Nüfusun ve sanayileşmenin günden güne arttığı ülkemizde doğal denge ve çevre kirliliği oldukça önemli bir unsur haline gelmiştir. Bu nedenle kişilerin sağlıklı bir çevrede yaşama hakları ceza kanunca da koruma altına alınmıştır.
İmar Kirliliğine Neden Olma Suçu Türk Ceza Kanunun 184. maddesinde düzenlenmiş olup buna göre;
* Yapı ruhsatiyesi alınmadan veya ruhsata aykırı olarak bina yapan veya yaptıran kişi, bir yıldan beş yıla kadar hapis cezası ile cezalandırılır.
* Yapı ruhsatiyesi olmadan başlatılan inşaatlar dolayısıyla kurulan şantiyelere elektrik, su veya telefon bağlantısı yapılmasına müsaade eden kişi, yukarıdaki fıkra hükmüne göre cezalandırılır.
* Yapı kullanma izni alınmamış binalarda herhangi bir sınai faaliyetin icrasına müsaade eden kişi iki yıldan beş yıla kadar hapis cezası ile cezalandırılır.
* Üçüncü fıkra hariç, bu madde hükümleri ancak belediye sınırları içinde veya özel imar rejimine tabi yerlerde uygulanır.
* Kişinin, ruhsatsız ya da ruhsata aykırı olarak yaptığı veya yaptırdığı binayı imar planına ve ruhsatına uygun hale getirmesi halinde, bir ve ikinci fıkra hükümleri gereğince kamu davası açılmaz, açılmış olan kamu davası düşer, mahkum olunan ceza bütün sonuçlarıyla ortadan kalkar.
* İkinci ve üçüncü fıkra hükümleri, 12 Ekim 2004 tarihinden önce yapılmış yapılarla ilgili olarak uygulanmaz.
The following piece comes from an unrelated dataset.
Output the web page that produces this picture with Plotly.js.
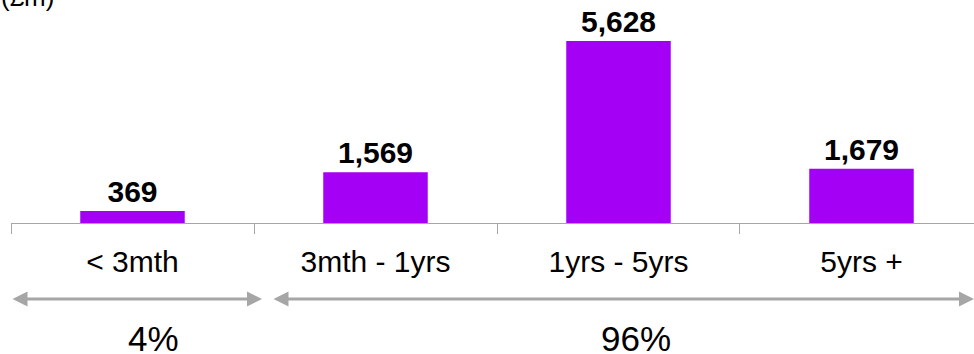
<!DOCTYPE html>
<html>
<head>
<meta charset="utf-8">
<script src="https://cdn.plot.ly/plotly-3.0.1.min.js"></script>
<style>html,body{margin:0;padding:0;background:#fff;}#chart{width:974px;height:354px;}</style>
</head>
<body>
<div id="chart"></div>
<script>
const categories = ['< 3mth', '3mth - 1yrs', '1yrs - 5yrs', '5yrs +'];
const values = [369, 1569, 5628, 1679];
const groupLabels = ['4%', '96%'];
const unitLabel = '(£m)';

const FONT = 'Liberation Sans, Arial, sans-serif';
const GREY = '#a6a6a6';

const trace = {
  type: 'bar',
  x: categories,
  y: values,
  marker: {color: '#a300f5'},
  width: 0.43,
  texttemplate: '%{y:,}',
  textposition: 'outside',
  textfont: {family: FONT, size: 30, color: '#000', weight: 'bold'},
  cliponaxis: false,
  hoverinfo: 'none'
};

const arrowBase = {
  xref: 'x', yref: 'paper', axref: 'x', ayref: 'paper',
  text: '', showarrow: true, arrowhead: 2, startarrowhead: 2,
  arrowside: 'end+start', arrowwidth: 3, arrowsize: 1, startarrowsize: 1,
  arrowcolor: GREY, standoff: 0, startstandoff: 0
};

const layout = {
  width: 974, height: 354,
  margin: {l: 11, r: 0, t: 0, b: 131},
  paper_bgcolor: '#fff', plot_bgcolor: '#fff',
  showlegend: false,
  font: {family: FONT, color: '#000'},
  xaxis: {
    type: 'category',
    range: [-0.5, 3.463],
    tickson: 'boundaries',
    ticks: 'outside', ticklen: 10, tickcolor: GREY, tickwidth: 1,
    showline: true, linecolor: GREY, linewidth: 1,
    showgrid: false, zeroline: false,
    tickfont: {family: FONT, size: 30, color: '#000'},
    ticklabelstandoff: 12
  },
  yaxis: {range: [0, 6896], visible: false, fixedrange: true},
  annotations: [
    Object.assign({}, arrowBase, {x: 0.533, y: -0.341, ax: -0.5, ay: -0.341}),
    Object.assign({}, arrowBase, {x: 3.463, y: -0.341, ax: 0.574, ay: -0.341}),
    {xref: 'x', yref: 'paper', x: 0.088, y: -0.516, text: groupLabels[0], showarrow: false,
     yanchor: 'middle', font: {family: FONT, size: 35, color: '#000'}},
    {xref: 'x', yref: 'paper', x: 2.072, y: -0.516, text: groupLabels[1], showarrow: false,
     yanchor: 'middle', font: {family: FONT, size: 35, color: '#000'}},
    {xref: 'paper', yref: 'paper', x: -0.012, y: 1.012, text: unitLabel, showarrow: false,
     xanchor: 'left', yanchor: 'middle', font: {family: FONT, size: 26, color: '#000'}}
  ]
};

Plotly.newPlot('chart', [trace], layout, {staticPlot: true, displayModeBar: false});
</script>
</body>
</html>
Türk Ceza Kanununda belirtilen hükümlere aykırı olarak bilmeden veya bilerek bir yapı inşa etmiş veya mevcut bir yapı üzerinde tahrifat yapmış olabilirsiniz. Ya da tam aksine imar kirliliğine neden olma suçu topluma karşı işlenen suçlardan olması sebebiyle bu suçun mağduru olabilirsiniz. Her iki durumda da hakkınızın zedelenmemesi ve mağdur olmamanız adına durumunuzun tespiti için dosyanızın bir avukat tarafından ayrıntılı bir şekilde incelenmesinde ve mevcut duruma göre bir yol izlenmesinde fayda vardır. Örneğin suç ile ilgili kastınızın olup olmadığının tespiti ve buna ilişkin delillerin mahkemeye sunulması yargılama sürecini oldukça etkileyen bir durumdur.